*RECORDS TO PROCESS*:

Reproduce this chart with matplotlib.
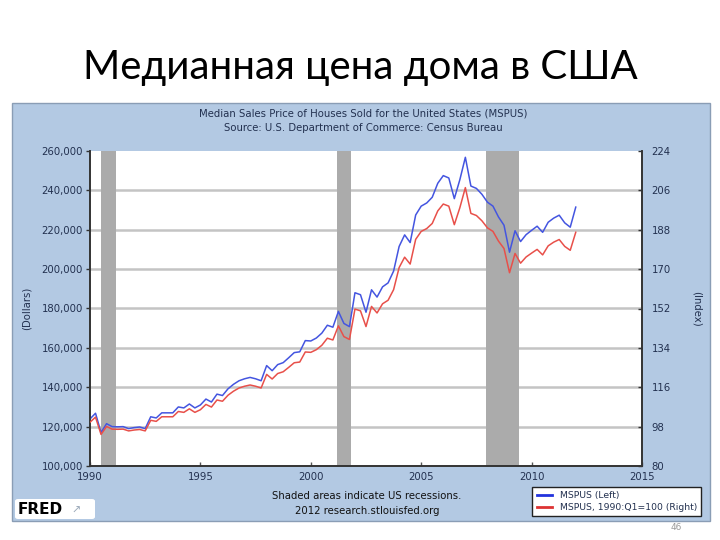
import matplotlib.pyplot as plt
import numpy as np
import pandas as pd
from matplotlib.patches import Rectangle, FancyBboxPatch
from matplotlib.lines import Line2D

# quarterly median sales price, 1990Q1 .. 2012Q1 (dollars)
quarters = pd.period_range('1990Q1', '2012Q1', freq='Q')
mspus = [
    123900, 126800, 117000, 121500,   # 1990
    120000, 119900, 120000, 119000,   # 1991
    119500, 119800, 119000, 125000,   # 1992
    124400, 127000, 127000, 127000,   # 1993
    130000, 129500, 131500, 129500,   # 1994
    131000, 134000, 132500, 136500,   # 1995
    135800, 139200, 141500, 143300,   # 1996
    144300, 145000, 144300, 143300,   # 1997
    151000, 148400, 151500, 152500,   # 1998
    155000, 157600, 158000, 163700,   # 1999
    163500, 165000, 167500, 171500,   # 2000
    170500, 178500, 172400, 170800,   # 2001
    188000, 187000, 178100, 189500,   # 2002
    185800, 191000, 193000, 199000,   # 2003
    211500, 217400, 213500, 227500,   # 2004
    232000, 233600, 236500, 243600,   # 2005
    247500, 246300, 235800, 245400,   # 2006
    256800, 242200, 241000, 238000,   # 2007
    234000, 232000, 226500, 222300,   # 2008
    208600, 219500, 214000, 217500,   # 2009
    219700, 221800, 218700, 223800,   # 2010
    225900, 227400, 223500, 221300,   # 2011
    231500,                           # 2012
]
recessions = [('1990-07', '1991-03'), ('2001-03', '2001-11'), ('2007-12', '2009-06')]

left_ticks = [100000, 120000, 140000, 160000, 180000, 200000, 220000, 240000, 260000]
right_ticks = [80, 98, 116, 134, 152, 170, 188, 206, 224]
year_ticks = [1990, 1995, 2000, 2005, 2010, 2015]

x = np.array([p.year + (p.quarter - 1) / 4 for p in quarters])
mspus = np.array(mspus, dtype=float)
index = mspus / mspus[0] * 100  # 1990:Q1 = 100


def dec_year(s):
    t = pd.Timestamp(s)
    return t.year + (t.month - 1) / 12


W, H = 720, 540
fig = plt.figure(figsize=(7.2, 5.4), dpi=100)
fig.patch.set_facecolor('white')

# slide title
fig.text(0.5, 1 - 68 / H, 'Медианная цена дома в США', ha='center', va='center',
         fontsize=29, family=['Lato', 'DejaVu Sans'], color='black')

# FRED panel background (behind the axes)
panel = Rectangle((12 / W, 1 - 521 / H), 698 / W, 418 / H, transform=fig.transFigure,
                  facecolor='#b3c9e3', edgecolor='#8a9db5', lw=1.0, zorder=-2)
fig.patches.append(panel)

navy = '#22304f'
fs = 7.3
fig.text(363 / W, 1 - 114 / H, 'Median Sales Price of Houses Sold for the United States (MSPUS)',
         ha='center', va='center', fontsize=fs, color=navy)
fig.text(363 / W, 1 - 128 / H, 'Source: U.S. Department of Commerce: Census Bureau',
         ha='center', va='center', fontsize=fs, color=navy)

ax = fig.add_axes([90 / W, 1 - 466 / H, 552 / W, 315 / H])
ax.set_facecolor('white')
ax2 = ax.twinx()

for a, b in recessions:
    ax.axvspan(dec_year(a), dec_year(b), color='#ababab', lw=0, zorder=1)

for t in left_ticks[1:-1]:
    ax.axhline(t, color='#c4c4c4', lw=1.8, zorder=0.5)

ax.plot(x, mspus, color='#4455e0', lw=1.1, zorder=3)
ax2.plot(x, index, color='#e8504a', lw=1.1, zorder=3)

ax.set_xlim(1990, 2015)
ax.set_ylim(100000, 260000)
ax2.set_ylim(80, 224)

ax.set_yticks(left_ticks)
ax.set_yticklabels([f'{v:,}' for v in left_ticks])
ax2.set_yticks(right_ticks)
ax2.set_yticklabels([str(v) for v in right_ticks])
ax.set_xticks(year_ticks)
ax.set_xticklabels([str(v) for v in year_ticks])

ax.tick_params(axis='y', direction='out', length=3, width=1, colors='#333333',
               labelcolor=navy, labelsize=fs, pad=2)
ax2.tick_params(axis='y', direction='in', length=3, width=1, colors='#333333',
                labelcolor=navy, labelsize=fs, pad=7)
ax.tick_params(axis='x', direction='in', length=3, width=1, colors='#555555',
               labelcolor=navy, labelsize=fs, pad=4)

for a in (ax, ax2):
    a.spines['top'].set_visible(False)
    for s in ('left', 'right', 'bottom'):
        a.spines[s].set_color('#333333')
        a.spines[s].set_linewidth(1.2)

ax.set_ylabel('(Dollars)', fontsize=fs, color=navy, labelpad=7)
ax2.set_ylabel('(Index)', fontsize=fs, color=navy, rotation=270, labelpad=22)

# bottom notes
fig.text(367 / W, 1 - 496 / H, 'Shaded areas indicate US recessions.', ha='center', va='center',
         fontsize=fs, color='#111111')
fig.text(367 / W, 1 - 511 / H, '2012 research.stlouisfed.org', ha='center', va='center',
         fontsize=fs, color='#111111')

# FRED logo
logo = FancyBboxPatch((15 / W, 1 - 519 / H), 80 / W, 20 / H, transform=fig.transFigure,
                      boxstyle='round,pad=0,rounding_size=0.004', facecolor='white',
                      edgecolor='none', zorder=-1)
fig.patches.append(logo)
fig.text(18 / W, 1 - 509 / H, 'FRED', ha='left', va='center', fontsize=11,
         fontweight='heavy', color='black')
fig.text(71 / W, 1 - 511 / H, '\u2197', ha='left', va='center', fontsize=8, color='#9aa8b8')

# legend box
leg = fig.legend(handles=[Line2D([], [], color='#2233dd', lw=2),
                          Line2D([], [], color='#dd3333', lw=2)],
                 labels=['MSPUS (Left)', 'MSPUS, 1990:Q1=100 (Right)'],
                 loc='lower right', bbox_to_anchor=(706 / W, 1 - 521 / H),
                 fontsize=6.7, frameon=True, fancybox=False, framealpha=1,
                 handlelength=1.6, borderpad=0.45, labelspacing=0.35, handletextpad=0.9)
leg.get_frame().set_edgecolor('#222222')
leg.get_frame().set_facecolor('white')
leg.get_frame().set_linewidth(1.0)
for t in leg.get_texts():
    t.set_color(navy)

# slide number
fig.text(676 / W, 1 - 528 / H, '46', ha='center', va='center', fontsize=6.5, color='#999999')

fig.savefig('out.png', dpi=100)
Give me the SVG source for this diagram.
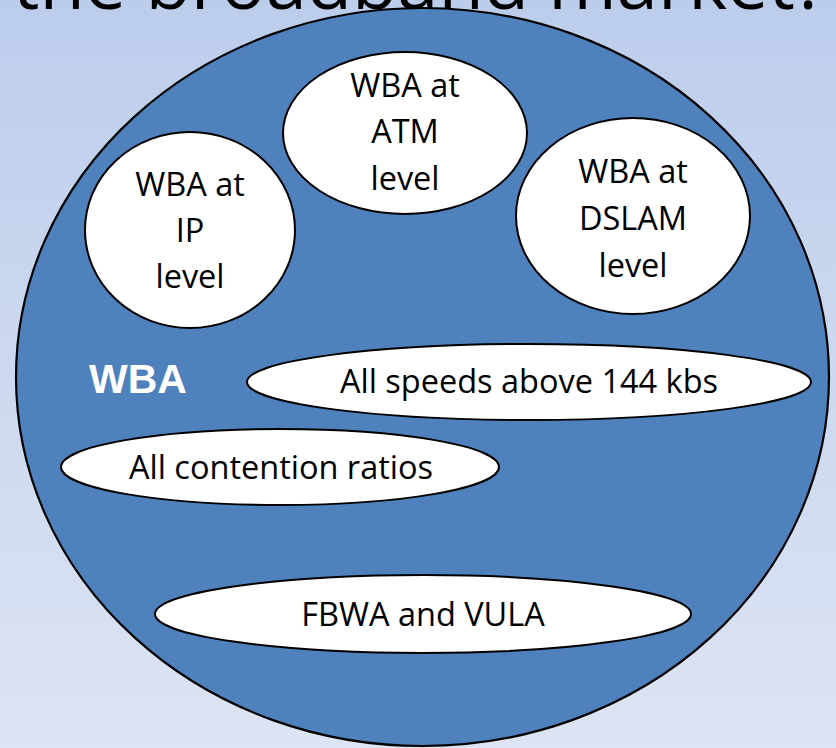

*EXERCISE DETAILS*: Leave out the pictures and output every record above precisely as given.

*RESULT FOR THIS EXERCISE*:
Reproduce this chart with matplotlib.
import matplotlib.pyplot as plt
import numpy as np
import pandas as pd
from matplotlib.patches import Rectangle, FancyBboxPatch
from matplotlib.lines import Line2D

# quarterly median sales price, 1990Q1 .. 2012Q1 (dollars)
quarters = pd.period_range('1990Q1', '2012Q1', freq='Q')
mspus = [
    123900, 126800, 117000, 121500,   # 1990
    120000, 119900, 120000, 119000,   # 1991
    119500, 119800, 119000, 125000,   # 1992
    124400, 127000, 127000, 127000,   # 1993
    130000, 129500, 131500, 129500,   # 1994
    131000, 134000, 132500, 136500,   # 1995
    135800, 139200, 141500, 143300,   # 1996
    144300, 145000, 144300, 143300,   # 1997
    151000, 148400, 151500, 152500,   # 1998
    155000, 157600, 158000, 163700,   # 1999
    163500, 165000, 167500, 171500,   # 2000
    170500, 178500, 172400, 170800,   # 2001
    188000, 187000, 178100, 189500,   # 2002
    185800, 191000, 193000, 199000,   # 2003
    211500, 217400, 213500, 227500,   # 2004
    232000, 233600, 236500, 243600,   # 2005
    247500, 246300, 235800, 245400,   # 2006
    256800, 242200, 241000, 238000,   # 2007
    234000, 232000, 226500, 222300,   # 2008
    208600, 219500, 214000, 217500,   # 2009
    219700, 221800, 218700, 223800,   # 2010
    225900, 227400, 223500, 221300,   # 2011
    231500,                           # 2012
]
recessions = [('1990-07', '1991-03'), ('2001-03', '2001-11'), ('2007-12', '2009-06')]

left_ticks = [100000, 120000, 140000, 160000, 180000, 200000, 220000, 240000, 260000]
right_ticks = [80, 98, 116, 134, 152, 170, 188, 206, 224]
year_ticks = [1990, 1995, 2000, 2005, 2010, 2015]

x = np.array([p.year + (p.quarter - 1) / 4 for p in quarters])
mspus = np.array(mspus, dtype=float)
index = mspus / mspus[0] * 100  # 1990:Q1 = 100


def dec_year(s):
    t = pd.Timestamp(s)
    return t.year + (t.month - 1) / 12


W, H = 720, 540
fig = plt.figure(figsize=(7.2, 5.4), dpi=100)
fig.patch.set_facecolor('white')

# slide title
fig.text(0.5, 1 - 68 / H, 'Медианная цена дома в США', ha='center', va='center',
         fontsize=29, family=['Lato', 'DejaVu Sans'], color='black')

# FRED panel background (behind the axes)
panel = Rectangle((12 / W, 1 - 521 / H), 698 / W, 418 / H, transform=fig.transFigure,
                  facecolor='#b3c9e3', edgecolor='#8a9db5', lw=1.0, zorder=-2)
fig.patches.append(panel)

navy = '#22304f'
fs = 7.3
fig.text(363 / W, 1 - 114 / H, 'Median Sales Price of Houses Sold for the United States (MSPUS)',
         ha='center', va='center', fontsize=fs, color=navy)
fig.text(363 / W, 1 - 128 / H, 'Source: U.S. Department of Commerce: Census Bureau',
         ha='center', va='center', fontsize=fs, color=navy)

ax = fig.add_axes([90 / W, 1 - 466 / H, 552 / W, 315 / H])
ax.set_facecolor('white')
ax2 = ax.twinx()

for a, b in recessions:
    ax.axvspan(dec_year(a), dec_year(b), color='#ababab', lw=0, zorder=1)

for t in left_ticks[1:-1]:
    ax.axhline(t, color='#c4c4c4', lw=1.8, zorder=0.5)

ax.plot(x, mspus, color='#4455e0', lw=1.1, zorder=3)
ax2.plot(x, index, color='#e8504a', lw=1.1, zorder=3)

ax.set_xlim(1990, 2015)
ax.set_ylim(100000, 260000)
ax2.set_ylim(80, 224)

ax.set_yticks(left_ticks)
ax.set_yticklabels([f'{v:,}' for v in left_ticks])
ax2.set_yticks(right_ticks)
ax2.set_yticklabels([str(v) for v in right_ticks])
ax.set_xticks(year_ticks)
ax.set_xticklabels([str(v) for v in year_ticks])

ax.tick_params(axis='y', direction='out', length=3, width=1, colors='#333333',
               labelcolor=navy, labelsize=fs, pad=2)
ax2.tick_params(axis='y', direction='in', length=3, width=1, colors='#333333',
                labelcolor=navy, labelsize=fs, pad=7)
ax.tick_params(axis='x', direction='in', length=3, width=1, colors='#555555',
               labelcolor=navy, labelsize=fs, pad=4)

for a in (ax, ax2):
    a.spines['top'].set_visible(False)
    for s in ('left', 'right', 'bottom'):
        a.spines[s].set_color('#333333')
        a.spines[s].set_linewidth(1.2)

ax.set_ylabel('(Dollars)', fontsize=fs, color=navy, labelpad=7)
ax2.set_ylabel('(Index)', fontsize=fs, color=navy, rotation=270, labelpad=22)

# bottom notes
fig.text(367 / W, 1 - 496 / H, 'Shaded areas indicate US recessions.', ha='center', va='center',
         fontsize=fs, color='#111111')
fig.text(367 / W, 1 - 511 / H, '2012 research.stlouisfed.org', ha='center', va='center',
         fontsize=fs, color='#111111')

# FRED logo
logo = FancyBboxPatch((15 / W, 1 - 519 / H), 80 / W, 20 / H, transform=fig.transFigure,
                      boxstyle='round,pad=0,rounding_size=0.004', facecolor='white',
                      edgecolor='none', zorder=-1)
fig.patches.append(logo)
fig.text(18 / W, 1 - 509 / H, 'FRED', ha='left', va='center', fontsize=11,
         fontweight='heavy', color='black')
fig.text(71 / W, 1 - 511 / H, '\u2197', ha='left', va='center', fontsize=8, color='#9aa8b8')

# legend box
leg = fig.legend(handles=[Line2D([], [], color='#2233dd', lw=2),
                          Line2D([], [], color='#dd3333', lw=2)],
                 labels=['MSPUS (Left)', 'MSPUS, 1990:Q1=100 (Right)'],
                 loc='lower right', bbox_to_anchor=(706 / W, 1 - 521 / H),
                 fontsize=6.7, frameon=True, fancybox=False, framealpha=1,
                 handlelength=1.6, borderpad=0.45, labelspacing=0.35, handletextpad=0.9)
leg.get_frame().set_edgecolor('#222222')
leg.get_frame().set_facecolor('white')
leg.get_frame().set_linewidth(1.0)
for t in leg.get_texts():
    t.set_color(navy)

# slide number
fig.text(676 / W, 1 - 528 / H, '46', ha='center', va='center', fontsize=6.5, color='#999999')

fig.savefig('out.png', dpi=100)
Give me the SVG source for this diagram.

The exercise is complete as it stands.